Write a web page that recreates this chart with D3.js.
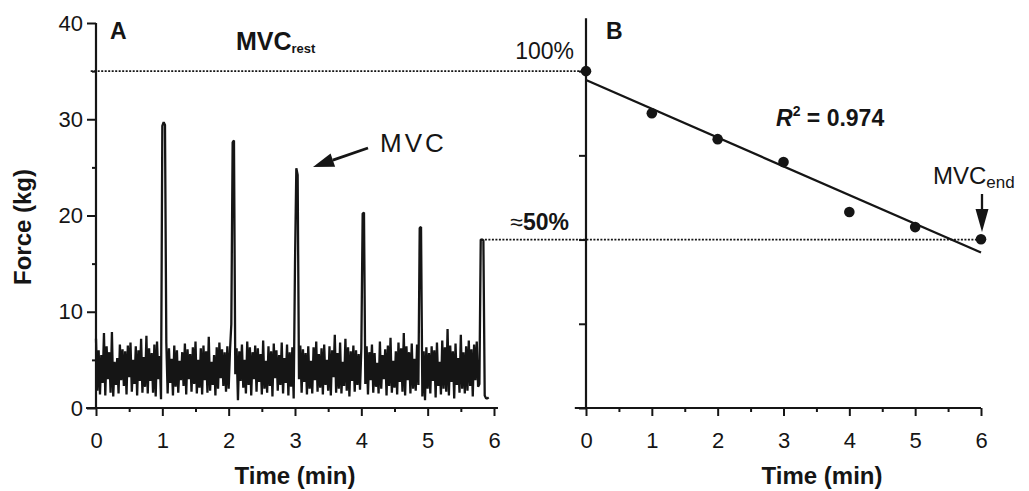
<!DOCTYPE html>
<html>
<head>
<meta charset="utf-8">
<script src="https://cdn.jsdelivr.net/npm/d3@7"></script>
<style>
  body { margin: 0; background: #fff; }
  text { font-family: "Liberation Sans", Arial, sans-serif; fill: #151515; }
</style>
</head>
<body>
<svg id="chart" width="1029" height="491"></svg>
<script>
// force trace of panel A, one sample every 0.02 min
const traceStep = 0.02
const traceForce = [
  7.2, 1.8, 6.0, 1.4, 5.5, 2.6, 7.8, 1.3, 6.4, 3.0,
  5.8, 1.6, 7.9, 1.2, 4.8, 2.4, 5.2, 1.5, 6.6, 2.9,
  6.1, 2.3, 5.9, 1.4, 6.5, 3.2, 6.8, 1.7, 5.0, 2.5,
  6.4, 1.3, 6.0, 2.8, 7.2, 1.6, 5.3, 2.2, 7.5, 1.5,
  6.2, 2.8, 5.7, 1.6, 6.6, 1.2, 6.9, 3.0, 5.4, 0.9,
  29.3, 29.7, 29.4, 6.8, 1.5, 6.2, 2.6, 5.1, 1.3, 6.5,
  2.2, 6.0, 1.6, 4.9, 2.9, 5.8, 2.3, 6.7, 1.4, 6.1,
  3.0, 5.6, 1.7, 6.3, 2.5, 6.9, 1.5, 5.0, 2.1, 6.2,
  1.4, 6.5, 2.9, 5.9, 1.6, 7.4, 1.8, 4.8, 2.4, 5.5,
  1.3, 6.3, 2.0, 6.8, 3.1, 6.1, 2.3, 5.8, 1.7, 6.4,
  2.0, 6.0, 8.7, 27.6, 27.8, 3.5, 6.2, 0.8, 5.9, 2.8,
  6.6, 2.1, 5.0, 1.5, 6.9, 2.4, 6.3, 1.3, 5.8, 3.0,
  6.5, 1.7, 6.2, 2.7, 5.6, 1.4, 7.0, 2.0, 4.9, 1.6,
  6.4, 2.3, 5.9, 1.2, 6.7, 3.1, 6.0, 1.8, 5.5, 2.4,
  6.8, 1.5, 5.2, 2.6, 6.6, 1.3, 5.8, 2.2, 6.3, 1.0,
  15.0, 24.9, 24.2, 3.0, 6.5, 1.6, 6.1, 2.7, 5.7, 1.4,
  6.4, 2.0, 4.9, 1.5, 6.3, 2.9, 6.9, 1.7, 5.6, 2.1,
  6.2, 1.4, 6.6, 2.4, 5.0, 1.8, 6.4, 1.3, 6.0, 3.2,
  7.6, 1.6, 5.7, 2.0, 6.8, 1.5, 4.8, 2.3, 7.2, 1.8,
  6.3, 1.2, 5.9, 2.8, 6.5, 1.7, 6.0, 2.4, 5.6, 1.9,
  6.2, 20.2, 20.3, 2.5, 6.4, 1.4, 5.8, 2.9, 6.6, 1.6,
  5.7, 2.2, 4.7, 1.5, 6.9, 2.0, 5.5, 3.0, 6.1, 1.3,
  6.5, 2.3, 7.3, 1.6, 4.9, 2.1, 5.9, 1.4, 6.8, 2.7,
  6.2, 1.7, 7.8, 1.3, 6.4, 2.9, 5.8, 1.5, 6.7, 2.0,
  5.1, 1.8, 6.6, 2.4, 18.7, 18.8, 1.2, 5.9, 0.8, 6.3,
  2.0, 5.7, 1.5, 6.4, 2.8, 6.0, 1.1, 6.8, 2.3, 4.8,
  1.4, 7.0, 2.0, 6.3, 1.7, 8.2, 1.3, 6.5, 2.7, 5.9,
  1.0, 6.7, 2.4, 5.2, 1.6, 7.6, 2.0, 5.8, 1.5, 6.4,
  1.8, 7.0, 2.3, 6.1, 1.2, 6.6, 2.9, 6.9, 2.2, 2.5,
  17.5, 17.5, 17.4, 1.3, 1.0, 1.0, 1.1
]
const mvcRest = 35          // kg
const mvcEndPct = 50

// panel B: MVC as % of MVC_rest
const fatigueTime = [0, 1, 2, 3, 4, 5, 6]
const fatiguePct = [100, 87.5, 79.8, 73, 58.2, 53.7, 50.1]

const timeTicks = [0, 1, 2, 3, 4, 5, 6]
const timeMinor = [0.5, 1.5, 2.5, 3.5, 4.5, 5.5]
const forceTicks = [0, 10, 20, 30, 40]
const forceMinor = [5, 15, 25, 35]
const pctTicks = [0, 25, 50, 75, 100]

const ink = "#151515"
const svg = d3.select("#chart")

const xA = d3.scaleLinear().domain([0, 6]).range([96, 494])
const yA = d3.scaleLinear().domain([0, 40]).range([408, 23])
const xB = d3.scaleLinear().domain([0, 6]).range([586, 981])
const yB = d3.scaleLinear().domain([0, 100]).range([yA(0), yA(mvcRest)])

function styleAxis(g, fontSize) {
  g.select(".domain").remove()
  g.selectAll(".tick line").attr("stroke", ink).attr("stroke-width", 2)
  g.selectAll(".tick text").attr("font-size", fontSize).attr("fill", ink)
    .attr("font-family", '"Liberation Sans", Arial, sans-serif')
}

// ---- panel A axes ----
svg.append("g").attr("transform", `translate(0,${yA(0)})`)
  .call(d3.axisBottom(xA).tickValues(timeTicks).tickSize(8).tickPadding(16).tickFormat(d3.format("d")))
  .call(g => styleAxis(g, 22))
svg.append("g").attr("transform", `translate(0,${yA(0)})`)
  .call(d3.axisBottom(xA).tickValues(timeMinor).tickSize(4).tickFormat(""))
  .call(g => styleAxis(g, 22))
svg.append("g").attr("transform", `translate(${xA(0)},0)`)
  .call(d3.axisLeft(yA).tickValues(forceTicks).tickSize(9).tickPadding(4).tickFormat(d3.format("d")))
  .call(g => styleAxis(g, 22))
svg.append("g").attr("transform", `translate(${xA(0)},0)`)
  .call(d3.axisLeft(yA).tickValues(forceMinor).tickSize(4).tickFormat(""))
  .call(g => styleAxis(g, 22))

svg.append("line").attr("x1", xA(-0.15)).attr("x2", xA(6.06)).attr("y1", yA(0)).attr("y2", yA(0))
  .attr("stroke", ink).attr("stroke-width", 2.2)
svg.append("line").attr("x1", xA(0)).attr("x2", xA(0)).attr("y1", yA(40)).attr("y2", yA(0))
  .attr("stroke", ink).attr("stroke-width", 2.2)

// ---- panel B axes ----
svg.append("g").attr("transform", `translate(0,${yB(0)})`)
  .call(d3.axisBottom(xB).tickValues(timeTicks).tickSize(8).tickPadding(16).tickFormat(d3.format("d")))
  .call(g => styleAxis(g, 22))
svg.append("g").attr("transform", `translate(0,${yB(0)})`)
  .call(d3.axisBottom(xB).tickValues(timeMinor).tickSize(4).tickFormat(""))
  .call(g => styleAxis(g, 22))
svg.append("g").attr("transform", `translate(${xB(0)},0)`)
  .call(d3.axisLeft(yB).tickValues(pctTicks).tickSize(7).tickFormat(""))
  .call(g => styleAxis(g, 22))

svg.append("line").attr("x1", xB(-0.17)).attr("x2", xB(6)).attr("y1", yB(0)).attr("y2", yB(0))
  .attr("stroke", ink).attr("stroke-width", 2.2)
svg.append("line").attr("x1", xB(0)).attr("x2", xB(0)).attr("y1", yA(40.5)).attr("y2", yB(0))
  .attr("stroke", ink).attr("stroke-width", 2.2)

// ---- dotted reference lines ----
svg.append("line").attr("x1", xA(-0.08)).attr("x2", xB(0) - 3)
  .attr("y1", yA(mvcRest)).attr("y2", yA(mvcRest))
  .attr("stroke", ink).attr("stroke-width", 1.7).attr("stroke-dasharray", "2,1.5")
svg.append("line").attr("x1", xA(5.81)).attr("x2", xB(6) - 4)
  .attr("y1", yB(mvcEndPct)).attr("y2", yB(mvcEndPct))
  .attr("stroke", ink).attr("stroke-width", 1.7).attr("stroke-dasharray", "2,1.5")

// ---- panel A trace ----
const traceLine = d3.line()
  .x((d, i) => xA(i * traceStep))
  .y(d => yA(d))
svg.append("path").datum(traceForce)
  .attr("d", traceLine)
  .attr("fill", "none").attr("stroke", ink).attr("stroke-width", 2.3)
  .attr("stroke-linejoin", "bevel")

// ---- panel B points and regression ----
const mx = d3.mean(fatigueTime), my = d3.mean(fatiguePct)
const slope = d3.sum(fatigueTime, (t, i) => (t - mx) * (fatiguePct[i] - my)) /
  d3.sum(fatigueTime, t => (t - mx) * (t - mx))
const intercept = my - slope * mx

svg.append("line")
  .attr("x1", xB(0)).attr("y1", yB(intercept))
  .attr("x2", xB(6)).attr("y2", yB(intercept + slope * 6))
  .attr("stroke", ink).attr("stroke-width", 2.3)

svg.selectAll(".pt").data(fatigueTime).enter().append("circle")
  .attr("cx", d => xB(d)).attr("cy", (d, i) => yB(fatiguePct[i]))
  .attr("r", 5.3).attr("fill", ink)

// ---- arrows ----
function arrow(x1, y1, x2, y2, len, w, sw) {
  const a = Math.atan2(y2 - y1, x2 - x1)
  const bx = x2 - len * Math.cos(a), by = y2 - len * Math.sin(a)
  svg.append("line").attr("x1", x1).attr("y1", y1).attr("x2", bx).attr("y2", by)
    .attr("stroke", ink).attr("stroke-width", sw)
  const px = -Math.sin(a) * w / 2, py = Math.cos(a) * w / 2
  svg.append("path")
    .attr("d", `M${x2},${y2}L${bx + px},${by + py}L${bx - px},${by - py}Z`)
    .attr("fill", ink)
}
arrow(368, 148, 313, 167, 21, 14, 2.8)
arrow(982, 194, 982, 232, 23, 13, 2.3)

// ---- text ----
svg.append("text").attr("x", 110).attr("y", 39).attr("font-size", 23).attr("font-weight", "bold").text("A")
svg.append("text").attr("x", 606).attr("y", 39).attr("font-size", 23).attr("font-weight", "bold").text("B")

const rest = svg.append("text").attr("x", 236).attr("y", 50).attr("font-size", 25).attr("font-weight", "bold")
rest.append("tspan").text("MVC")
rest.append("tspan").attr("font-size", 13).attr("dy", 3).text("rest")

svg.append("text").attr("x", 574).attr("y", 59).attr("font-size", 23).attr("text-anchor", "end").text("100%")
const half = svg.append("text").attr("x", 569).attr("y", 230).attr("font-size", 23).attr("text-anchor", "end")
half.append("tspan").text("≈")
half.append("tspan").attr("font-weight", "bold").text("50%")

svg.append("text").attr("x", 380).attr("y", 152).attr("font-size", 26).attr("letter-spacing", 3).text("MVC")

const r2 = svg.append("text").attr("x", 776).attr("y", 126).attr("font-size", 23).attr("font-weight", "bold")
r2.append("tspan").attr("font-style", "italic").text("R")
r2.append("tspan").attr("font-size", 14).attr("dy", -10).text("2")
r2.append("tspan").attr("dy", 10).text(" = 0.974")

const end = svg.append("text").attr("x", 933).attr("y", 184).attr("font-size", 24)
end.append("tspan").text("MVC")
end.append("tspan").attr("font-size", 17).attr("dy", 4).text("end")

svg.append("text").attr("x", (xA(0) + xA(6)) / 2).attr("y", 484).attr("text-anchor", "middle")
  .attr("font-size", 24).attr("font-weight", "bold").text("Time (min)")
svg.append("text").attr("x", 822).attr("y", 484).attr("text-anchor", "middle")
  .attr("font-size", 24).attr("font-weight", "bold").text("Time (min)")

svg.append("text").attr("transform", "translate(31,227) rotate(-90)").attr("text-anchor", "middle")
  .attr("font-size", 24).attr("font-weight", "bold").text("Force (kg)")
</script>
</body>
</html>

######

Omit the pictures, then repeat exactly each line from the beginning of the listing through the line with "const fatiguePct = [100, 87.5, 79.8, 73, 58.2, 53.7, 50.1]".

Write a web page that recreates this chart with D3.js.
<!DOCTYPE html>
<html>
<head>
<meta charset="utf-8">
<script src="https://cdn.jsdelivr.net/npm/d3@7"></script>
<style>
  body { margin: 0; background: #fff; }
  text { font-family: "Liberation Sans", Arial, sans-serif; fill: #151515; }
</style>
</head>
<body>
<svg id="chart" width="1029" height="491"></svg>
<script>
// force trace of panel A, one sample every 0.02 min
const traceStep = 0.02
const traceForce = [
  7.2, 1.8, 6.0, 1.4, 5.5, 2.6, 7.8, 1.3, 6.4, 3.0,
  5.8, 1.6, 7.9, 1.2, 4.8, 2.4, 5.2, 1.5, 6.6, 2.9,
  6.1, 2.3, 5.9, 1.4, 6.5, 3.2, 6.8, 1.7, 5.0, 2.5,
  6.4, 1.3, 6.0, 2.8, 7.2, 1.6, 5.3, 2.2, 7.5, 1.5,
  6.2, 2.8, 5.7, 1.6, 6.6, 1.2, 6.9, 3.0, 5.4, 0.9,
  29.3, 29.7, 29.4, 6.8, 1.5, 6.2, 2.6, 5.1, 1.3, 6.5,
  2.2, 6.0, 1.6, 4.9, 2.9, 5.8, 2.3, 6.7, 1.4, 6.1,
  3.0, 5.6, 1.7, 6.3, 2.5, 6.9, 1.5, 5.0, 2.1, 6.2,
  1.4, 6.5, 2.9, 5.9, 1.6, 7.4, 1.8, 4.8, 2.4, 5.5,
  1.3, 6.3, 2.0, 6.8, 3.1, 6.1, 2.3, 5.8, 1.7, 6.4,
  2.0, 6.0, 8.7, 27.6, 27.8, 3.5, 6.2, 0.8, 5.9, 2.8,
  6.6, 2.1, 5.0, 1.5, 6.9, 2.4, 6.3, 1.3, 5.8, 3.0,
  6.5, 1.7, 6.2, 2.7, 5.6, 1.4, 7.0, 2.0, 4.9, 1.6,
  6.4, 2.3, 5.9, 1.2, 6.7, 3.1, 6.0, 1.8, 5.5, 2.4,
  6.8, 1.5, 5.2, 2.6, 6.6, 1.3, 5.8, 2.2, 6.3, 1.0,
  15.0, 24.9, 24.2, 3.0, 6.5, 1.6, 6.1, 2.7, 5.7, 1.4,
  6.4, 2.0, 4.9, 1.5, 6.3, 2.9, 6.9, 1.7, 5.6, 2.1,
  6.2, 1.4, 6.6, 2.4, 5.0, 1.8, 6.4, 1.3, 6.0, 3.2,
  7.6, 1.6, 5.7, 2.0, 6.8, 1.5, 4.8, 2.3, 7.2, 1.8,
  6.3, 1.2, 5.9, 2.8, 6.5, 1.7, 6.0, 2.4, 5.6, 1.9,
  6.2, 20.2, 20.3, 2.5, 6.4, 1.4, 5.8, 2.9, 6.6, 1.6,
  5.7, 2.2, 4.7, 1.5, 6.9, 2.0, 5.5, 3.0, 6.1, 1.3,
  6.5, 2.3, 7.3, 1.6, 4.9, 2.1, 5.9, 1.4, 6.8, 2.7,
  6.2, 1.7, 7.8, 1.3, 6.4, 2.9, 5.8, 1.5, 6.7, 2.0,
  5.1, 1.8, 6.6, 2.4, 18.7, 18.8, 1.2, 5.9, 0.8, 6.3,
  2.0, 5.7, 1.5, 6.4, 2.8, 6.0, 1.1, 6.8, 2.3, 4.8,
  1.4, 7.0, 2.0, 6.3, 1.7, 8.2, 1.3, 6.5, 2.7, 5.9,
  1.0, 6.7, 2.4, 5.2, 1.6, 7.6, 2.0, 5.8, 1.5, 6.4,
  1.8, 7.0, 2.3, 6.1, 1.2, 6.6, 2.9, 6.9, 2.2, 2.5,
  17.5, 17.5, 17.4, 1.3, 1.0, 1.0, 1.1
]
const mvcRest = 35          // kg
const mvcEndPct = 50

// panel B: MVC as % of MVC_rest
const fatigueTime = [0, 1, 2, 3, 4, 5, 6]
const fatiguePct = [100, 87.5, 79.8, 73, 58.2, 53.7, 50.1]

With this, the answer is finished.